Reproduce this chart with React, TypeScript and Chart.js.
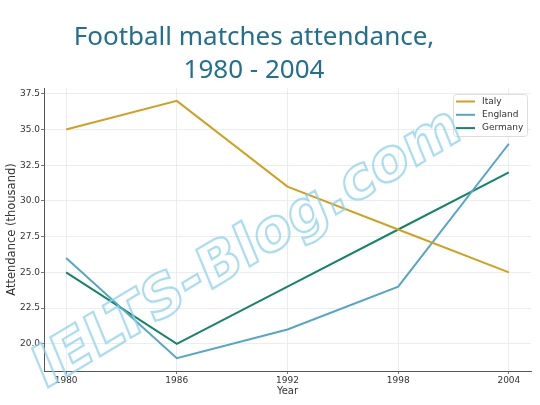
import React, { useEffect, useRef } from "react";
import { Chart, registerables } from "chart.js";

Chart.register(...registerables);

const years = [1980, 1986, 1992, 1998, 2004];
const italy = [35, 37, 31, 28, 25];
const england = [26, 19, 21, 24, 34];
const germany = [25, 20, 24, 28, 32];
const yTicks = [20, 22.5, 25, 27.5, 30, 32.5, 35, 37.5];
const seriesNames = ["Italy", "England", "Germany"];
const seriesColors = ["#d0a020", "#55a6c6", "#158467"];
const titleLines = ["Football matches attendance,", "1980 - 2004"];
const watermark = "IELTS-Blog.com";

const legendPlugin = {
  id: "innerLegend",
  afterDatasetsDraw(chart: any) {
    const ctx = chart.ctx;
    const area = chart.chartArea;
    const x0 = area.right - 78;
    const y0 = area.top + 6;
    const w = 74;
    const h = 42;
    ctx.save();
    ctx.fillStyle = "rgba(255,255,255,0.85)";
    ctx.strokeStyle = "#dddddd";
    ctx.lineWidth = 1;
    ctx.beginPath();
    (ctx as any).roundRect(x0 + 0.5, y0 + 0.5, w, h, 3);
    ctx.fill();
    ctx.stroke();
    ctx.font = "9px 'DejaVu Sans'";
    ctx.textBaseline = "middle";
    chart.data.datasets.forEach((ds: any, i: number) => {
      const yy = y0 + 7.5 + i * 13.3;
      ctx.strokeStyle = ds.borderColor;
      ctx.lineWidth = 2;
      ctx.beginPath();
      ctx.moveTo(x0 + 3, yy);
      ctx.lineTo(x0 + 22, yy);
      ctx.stroke();
      ctx.fillStyle = "#333333";
      ctx.fillText(ds.label, x0 + 29, yy);
    });
    ctx.restore();
  },
};

const watermarkPlugin = {
  id: "watermark",
  afterDraw(chart: any) {
    const ctx = chart.ctx;
    ctx.save();
    ctx.translate(248, 250);
    ctx.rotate((-31 * Math.PI) / 180);
    ctx.transform(1, 0, -0.15, 1, 0, 0);
    ctx.font = "bold 60px 'DejaVu Sans'";
    const m = ctx.measureText(watermark).width;
    const size = (60 * 490) / m;
    ctx.font = `bold ${size}px 'DejaVu Sans'`;
    ctx.textAlign = "center";
    ctx.textBaseline = "middle";
    ctx.strokeStyle = "rgba(140, 210, 235, 0.75)";
    ctx.lineWidth = 2.2;
    ctx.strokeText(watermark, 0, 0);
    ctx.restore();
  },
};

export default function App() {
  const ref = useRef<HTMLCanvasElement | null>(null);

  useEffect(() => {
    if (!ref.current) return;
    const series = [italy, england, germany];
    const chart = new Chart(ref.current, {
      type: "line",
      data: {
        datasets: series.map((vals, i) => ({
          label: seriesNames[i],
          data: years.map((yr, j) => ({ x: yr, y: vals[j] })),
          borderColor: seriesColors[i],
          backgroundColor: seriesColors[i],
          borderWidth: 2,
          pointRadius: 0,
          tension: 0,
          fill: false,
        })),
      },
      options: {
        animation: false,
        responsive: false,
        maintainAspectRatio: false,
        layout: { padding: { top: 88, left: 0, right: 9, bottom: 0 } },
        plugins: {
          legend: { display: false },
          title: { display: false },
          tooltip: { enabled: false },
        },
        scales: {
          x: {
            type: "linear",
            min: 1978.8,
            max: 2005.2,
            afterBuildTicks: (scale: any) => {
              scale.ticks = years.map((v) => ({ value: v }));
            },
            afterFit: (scale: any) => {
              scale.height = 34;
            },
            ticks: {
              font: { family: "DejaVu Sans", size: 9 },
              color: "#333333",
              padding: 1,
              maxRotation: 0,
              callback: (v: any) => String(v),
            },
            grid: {
              color: "#e8e8e8",
              lineWidth: 0.8,
              tickLength: 3,
              tickColor: "#555555",
            },
            border: { color: "#555555", width: 1 },
            title: {
              display: true,
              text: "Year",
              font: { family: "DejaVu Sans", size: 10 },
              color: "#333333",
              padding: { top: 0, bottom: 8 },
            },
          },
          y: {
            type: "linear",
            min: 18.1,
            max: 37.9,
            afterBuildTicks: (scale: any) => {
              scale.ticks = yTicks.map((v) => ({ value: v }));
            },
            afterFit: (scale: any) => {
              scale.width = 44;
            },
            ticks: {
              font: { family: "DejaVu Sans", size: 9 },
              color: "#333333",
              padding: 1,
              callback: (v: any) => Number(v).toFixed(1),
            },
            grid: {
              color: "#e8e8e8",
              lineWidth: 0.8,
              tickLength: 3,
              tickColor: "#555555",
            },
            border: { color: "#555555", width: 1 },
            title: {
              display: true,
              text: "Attendance (thousand)",
              font: { family: "DejaVu Sans", size: 11.5 },
              color: "#333333",
              padding: { top: 5, bottom: 0 },
            },
          },
        },
      },
      plugins: [legendPlugin, watermarkPlugin],
    } as any);
    return () => chart.destroy();
  }, []);

  return (
    <div style={{ position: "absolute", left: 0, top: 0, width: 540, height: 405, background: "#fff" }}>
      <canvas ref={ref} width={540} height={405} style={{ position: "absolute", left: 0, top: 0, width: 540, height: 405 }} />
      <div
        style={{
          position: "absolute",
          left: 0,
          top: 19,
          width: 508,
          textAlign: "center",
          fontFamily: "'Noto Sans', sans-serif",
          fontSize: 26,
          lineHeight: "33px",
          color: "#22708f",
          pointerEvents: "none",
        }}
      >
        {titleLines.map((t, i) => (
          <div key={i}>{t}</div>
        ))}
      </div>
    </div>
  );
}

----------

## STATED TASK
Repeat all of the data above word for word, minus the pictures.

## RESPONSE
Reproduce this chart with React, TypeScript and Chart.js.
import React, { useEffect, useRef } from "react";
import { Chart, registerables } from "chart.js";

Chart.register(...registerables);

const years = [1980, 1986, 1992, 1998, 2004];
const italy = [35, 37, 31, 28, 25];
const england = [26, 19, 21, 24, 34];
const germany = [25, 20, 24, 28, 32];
const yTicks = [20, 22.5, 25, 27.5, 30, 32.5, 35, 37.5];
const seriesNames = ["Italy", "England", "Germany"];
const seriesColors = ["#d0a020", "#55a6c6", "#158467"];
const titleLines = ["Football matches attendance,", "1980 - 2004"];
const watermark = "IELTS-Blog.com";

const legendPlugin = {
  id: "innerLegend",
  afterDatasetsDraw(chart: any) {
    const ctx = chart.ctx;
    const area = chart.chartArea;
    const x0 = area.right - 78;
    const y0 = area.top + 6;
    const w = 74;
    const h = 42;
    ctx.save();
    ctx.fillStyle = "rgba(255,255,255,0.85)";
    ctx.strokeStyle = "#dddddd";
    ctx.lineWidth = 1;
    ctx.beginPath();
    (ctx as any).roundRect(x0 + 0.5, y0 + 0.5, w, h, 3);
    ctx.fill();
    ctx.stroke();
    ctx.font = "9px 'DejaVu Sans'";
    ctx.textBaseline = "middle";
    chart.data.datasets.forEach((ds: any, i: number) => {
      const yy = y0 + 7.5 + i * 13.3;
      ctx.strokeStyle = ds.borderColor;
      ctx.lineWidth = 2;
      ctx.beginPath();
      ctx.moveTo(x0 + 3, yy);
      ctx.lineTo(x0 + 22, yy);
      ctx.stroke();
      ctx.fillStyle = "#333333";
      ctx.fillText(ds.label, x0 + 29, yy);
    });
    ctx.restore();
  },
};

const watermarkPlugin = {
  id: "watermark",
  afterDraw(chart: any) {
    const ctx = chart.ctx;
    ctx.save();
    ctx.translate(248, 250);
    ctx.rotate((-31 * Math.PI) / 180);
    ctx.transform(1, 0, -0.15, 1, 0, 0);
    ctx.font = "bold 60px 'DejaVu Sans'";
    const m = ctx.measureText(watermark).width;
    const size = (60 * 490) / m;
    ctx.font = `bold ${size}px 'DejaVu Sans'`;
    ctx.textAlign = "center";
    ctx.textBaseline = "middle";
    ctx.strokeStyle = "rgba(140, 210, 235, 0.75)";
    ctx.lineWidth = 2.2;
    ctx.strokeText(watermark, 0, 0);
    ctx.restore();
  },
};

export default function App() {
  const ref = useRef<HTMLCanvasElement | null>(null);

  useEffect(() => {
    if (!ref.current) return;
    const series = [italy, england, germany];
    const chart = new Chart(ref.current, {
      type: "line",
      data: {
        datasets: series.map((vals, i) => ({
          label: seriesNames[i],
          data: years.map((yr, j) => ({ x: yr, y: vals[j] })),
          borderColor: seriesColors[i],
          backgroundColor: seriesColors[i],
          borderWidth: 2,
          pointRadius: 0,
          tension: 0,
          fill: false,
        })),
      },
      options: {
        animation: false,
        responsive: false,
        maintainAspectRatio: false,
        layout: { padding: { top: 88, left: 0, right: 9, bottom: 0 } },
        plugins: {
          legend: { display: false },
          title: { display: false },
          tooltip: { enabled: false },
        },
        scales: {
          x: {
            type: "linear",
            min: 1978.8,
            max: 2005.2,
            afterBuildTicks: (scale: any) => {
              scale.ticks = years.map((v) => ({ value: v }));
            },
            afterFit: (scale: any) => {
              scale.height = 34;
            },
            ticks: {
              font: { family: "DejaVu Sans", size: 9 },
              color: "#333333",
              padding: 1,
              maxRotation: 0,
              callback: (v: any) => String(v),
            },
            grid: {
              color: "#e8e8e8",
              lineWidth: 0.8,
              tickLength: 3,
              tickColor: "#555555",
            },
            border: { color: "#555555", width: 1 },
            title: {
              display: true,
              text: "Year",
              font: { family: "DejaVu Sans", size: 10 },
              color: "#333333",
              padding: { top: 0, bottom: 8 },
            },
          },
          y: {
            type: "linear",
            min: 18.1,
            max: 37.9,
            afterBuildTicks: (scale: any) => {
              scale.ticks = yTicks.map((v) => ({ value: v }));
            },
            afterFit: (scale: any) => {
              scale.width = 44;
            },
            ticks: {
              font: { family: "DejaVu Sans", size: 9 },
              color: "#333333",
              padding: 1,
              callback: (v: any) => Number(v).toFixed(1),
            },
            grid: {
              color: "#e8e8e8",
              lineWidth: 0.8,
              tickLength: 3,
              tickColor: "#555555",
            },
            border: { color: "#555555", width: 1 },
            title: {
              display: true,
              text: "Attendance (thousand)",
              font: { family: "DejaVu Sans", size: 11.5 },
              color: "#333333",
              padding: { top: 5, bottom: 0 },
            },
          },
        },
      },
      plugins: [legendPlugin, watermarkPlugin],
    } as any);
    return () => chart.destroy();
  }, []);

  return (
    <div style={{ position: "absolute", left: 0, top: 0, width: 540, height: 405, background: "#fff" }}>
      <canvas ref={ref} width={540} height={405} style={{ position: "absolute", left: 0, top: 0, width: 540, height: 405 }} />
      <div
        style={{
          position: "absolute",
          left: 0,
          top: 19,
          width: 508,
          textAlign: "center",
          fontFamily: "'Noto Sans', sans-serif",
          fontSize: 26,
          lineHeight: "33px",
          color: "#22708f",
          pointerEvents: "none",
        }}
      >
        {titleLines.map((t, i) => (
          <div key={i}>{t}</div>
        ))}
      </div>
    </div>
  );
}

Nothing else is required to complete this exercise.